**** Available data

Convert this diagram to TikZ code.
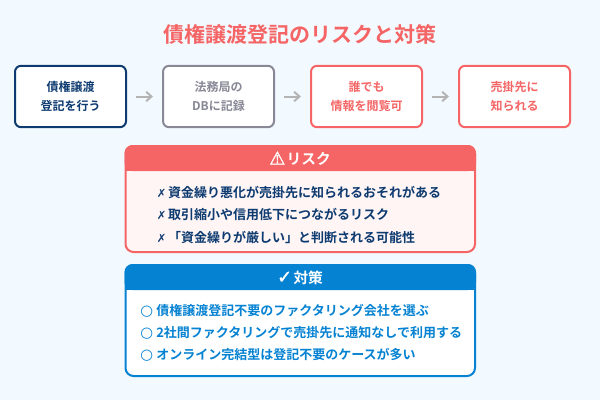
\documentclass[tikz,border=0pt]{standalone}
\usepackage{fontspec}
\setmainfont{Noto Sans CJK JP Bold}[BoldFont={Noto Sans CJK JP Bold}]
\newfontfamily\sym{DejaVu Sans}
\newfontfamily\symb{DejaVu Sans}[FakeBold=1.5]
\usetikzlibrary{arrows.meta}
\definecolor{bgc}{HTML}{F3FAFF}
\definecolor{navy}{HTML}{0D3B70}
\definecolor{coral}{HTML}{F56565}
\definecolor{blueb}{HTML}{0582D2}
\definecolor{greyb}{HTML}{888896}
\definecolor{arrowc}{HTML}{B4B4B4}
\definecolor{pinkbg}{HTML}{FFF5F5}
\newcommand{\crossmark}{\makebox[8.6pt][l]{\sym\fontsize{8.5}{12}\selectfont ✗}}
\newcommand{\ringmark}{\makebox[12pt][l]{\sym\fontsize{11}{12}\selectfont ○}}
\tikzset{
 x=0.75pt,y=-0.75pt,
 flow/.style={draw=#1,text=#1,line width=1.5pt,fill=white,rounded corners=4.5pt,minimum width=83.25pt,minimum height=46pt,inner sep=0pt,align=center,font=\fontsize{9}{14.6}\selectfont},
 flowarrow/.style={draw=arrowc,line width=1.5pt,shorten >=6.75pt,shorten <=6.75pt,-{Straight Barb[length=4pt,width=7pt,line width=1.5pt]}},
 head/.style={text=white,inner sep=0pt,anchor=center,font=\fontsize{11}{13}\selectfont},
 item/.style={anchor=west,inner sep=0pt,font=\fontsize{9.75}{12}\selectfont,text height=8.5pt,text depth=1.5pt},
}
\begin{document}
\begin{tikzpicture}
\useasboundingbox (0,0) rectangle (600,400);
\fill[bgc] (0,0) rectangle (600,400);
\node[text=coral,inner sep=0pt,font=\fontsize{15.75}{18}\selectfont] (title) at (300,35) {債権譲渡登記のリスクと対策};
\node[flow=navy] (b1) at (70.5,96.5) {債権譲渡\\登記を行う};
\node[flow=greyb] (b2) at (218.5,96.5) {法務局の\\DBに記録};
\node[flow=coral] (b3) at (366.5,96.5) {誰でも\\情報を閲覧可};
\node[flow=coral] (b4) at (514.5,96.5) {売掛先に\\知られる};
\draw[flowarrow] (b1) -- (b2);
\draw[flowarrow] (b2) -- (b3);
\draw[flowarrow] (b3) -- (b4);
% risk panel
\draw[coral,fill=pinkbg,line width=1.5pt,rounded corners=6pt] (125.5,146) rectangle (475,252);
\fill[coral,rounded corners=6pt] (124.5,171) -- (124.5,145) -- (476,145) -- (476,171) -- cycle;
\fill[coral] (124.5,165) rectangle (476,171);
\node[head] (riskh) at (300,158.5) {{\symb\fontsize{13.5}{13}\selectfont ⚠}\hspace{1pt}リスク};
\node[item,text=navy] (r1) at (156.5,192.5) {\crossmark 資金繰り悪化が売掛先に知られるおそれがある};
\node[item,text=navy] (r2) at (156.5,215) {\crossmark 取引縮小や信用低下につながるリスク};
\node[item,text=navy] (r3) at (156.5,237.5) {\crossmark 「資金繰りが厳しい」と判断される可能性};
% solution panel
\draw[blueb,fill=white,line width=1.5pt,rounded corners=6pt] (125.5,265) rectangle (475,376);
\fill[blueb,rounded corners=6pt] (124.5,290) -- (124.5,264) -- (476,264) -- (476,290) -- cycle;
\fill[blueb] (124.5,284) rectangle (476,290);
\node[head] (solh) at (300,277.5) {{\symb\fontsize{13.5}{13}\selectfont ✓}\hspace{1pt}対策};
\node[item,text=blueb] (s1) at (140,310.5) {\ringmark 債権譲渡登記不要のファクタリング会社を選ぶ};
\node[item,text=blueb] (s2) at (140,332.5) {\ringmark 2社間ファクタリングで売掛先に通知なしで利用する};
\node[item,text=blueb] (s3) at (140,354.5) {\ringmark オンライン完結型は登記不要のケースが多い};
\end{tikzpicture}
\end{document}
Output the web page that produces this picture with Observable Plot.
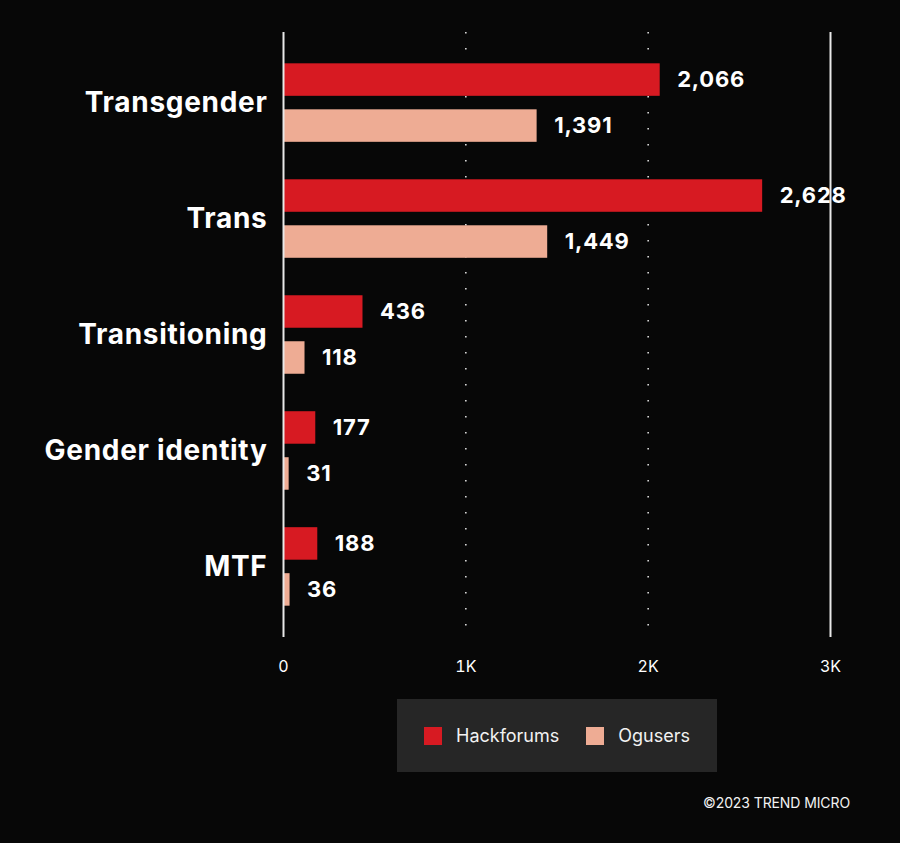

********

Given request
From the records given above, reproduce all text exactly and exclude each picture.

Exercise output
Convert this diagram to TikZ code.
\documentclass[tikz,border=0pt]{standalone}
\usepackage{fontspec}
\setmainfont{Noto Sans CJK JP Bold}[BoldFont={Noto Sans CJK JP Bold}]
\newfontfamily\sym{DejaVu Sans}
\newfontfamily\symb{DejaVu Sans}[FakeBold=1.5]
\usetikzlibrary{arrows.meta}
\definecolor{bgc}{HTML}{F3FAFF}
\definecolor{navy}{HTML}{0D3B70}
\definecolor{coral}{HTML}{F56565}
\definecolor{blueb}{HTML}{0582D2}
\definecolor{greyb}{HTML}{888896}
\definecolor{arrowc}{HTML}{B4B4B4}
\definecolor{pinkbg}{HTML}{FFF5F5}
\newcommand{\crossmark}{\makebox[8.6pt][l]{\sym\fontsize{8.5}{12}\selectfont ✗}}
\newcommand{\ringmark}{\makebox[12pt][l]{\sym\fontsize{11}{12}\selectfont ○}}
\tikzset{
 x=0.75pt,y=-0.75pt,
 flow/.style={draw=#1,text=#1,line width=1.5pt,fill=white,rounded corners=4.5pt,minimum width=83.25pt,minimum height=46pt,inner sep=0pt,align=center,font=\fontsize{9}{14.6}\selectfont},
 flowarrow/.style={draw=arrowc,line width=1.5pt,shorten >=6.75pt,shorten <=6.75pt,-{Straight Barb[length=4pt,width=7pt,line width=1.5pt]}},
 head/.style={text=white,inner sep=0pt,anchor=center,font=\fontsize{11}{13}\selectfont},
 item/.style={anchor=west,inner sep=0pt,font=\fontsize{9.75}{12}\selectfont,text height=8.5pt,text depth=1.5pt},
}
\begin{document}
\begin{tikzpicture}
\useasboundingbox (0,0) rectangle (600,400);
\fill[bgc] (0,0) rectangle (600,400);
\node[text=coral,inner sep=0pt,font=\fontsize{15.75}{18}\selectfont] (title) at (300,35) {債権譲渡登記のリスクと対策};
\node[flow=navy] (b1) at (70.5,96.5) {債権譲渡\\登記を行う};
\node[flow=greyb] (b2) at (218.5,96.5) {法務局の\\DBに記録};
\node[flow=coral] (b3) at (366.5,96.5) {誰でも\\情報を閲覧可};
\node[flow=coral] (b4) at (514.5,96.5) {売掛先に\\知られる};
\draw[flowarrow] (b1) -- (b2);
\draw[flowarrow] (b2) -- (b3);
\draw[flowarrow] (b3) -- (b4);
% risk panel
\draw[coral,fill=pinkbg,line width=1.5pt,rounded corners=6pt] (125.5,146) rectangle (475,252);
\fill[coral,rounded corners=6pt] (124.5,171) -- (124.5,145) -- (476,145) -- (476,171) -- cycle;
\fill[coral] (124.5,165) rectangle (476,171);
\node[head] (riskh) at (300,158.5) {{\symb\fontsize{13.5}{13}\selectfont ⚠}\hspace{1pt}リスク};
\node[item,text=navy] (r1) at (156.5,192.5) {\crossmark 資金繰り悪化が売掛先に知られるおそれがある};
\node[item,text=navy] (r2) at (156.5,215) {\crossmark 取引縮小や信用低下につながるリスク};
\node[item,text=navy] (r3) at (156.5,237.5) {\crossmark 「資金繰りが厳しい」と判断される可能性};
% solution panel
\draw[blueb,fill=white,line width=1.5pt,rounded corners=6pt] (125.5,265) rectangle (475,376);
\fill[blueb,rounded corners=6pt] (124.5,290) -- (124.5,264) -- (476,264) -- (476,290) -- cycle;
\fill[blueb] (124.5,284) rectangle (476,290);
\node[head] (solh) at (300,277.5) {{\symb\fontsize{13.5}{13}\selectfont ✓}\hspace{1pt}対策};
\node[item,text=blueb] (s1) at (140,310.5) {\ringmark 債権譲渡登記不要のファクタリング会社を選ぶ};
\node[item,text=blueb] (s2) at (140,332.5) {\ringmark 2社間ファクタリングで売掛先に通知なしで利用する};
\node[item,text=blueb] (s3) at (140,354.5) {\ringmark オンライン完結型は登記不要のケースが多い};
\end{tikzpicture}
\end{document}
Output the web page that produces this picture with Observable Plot.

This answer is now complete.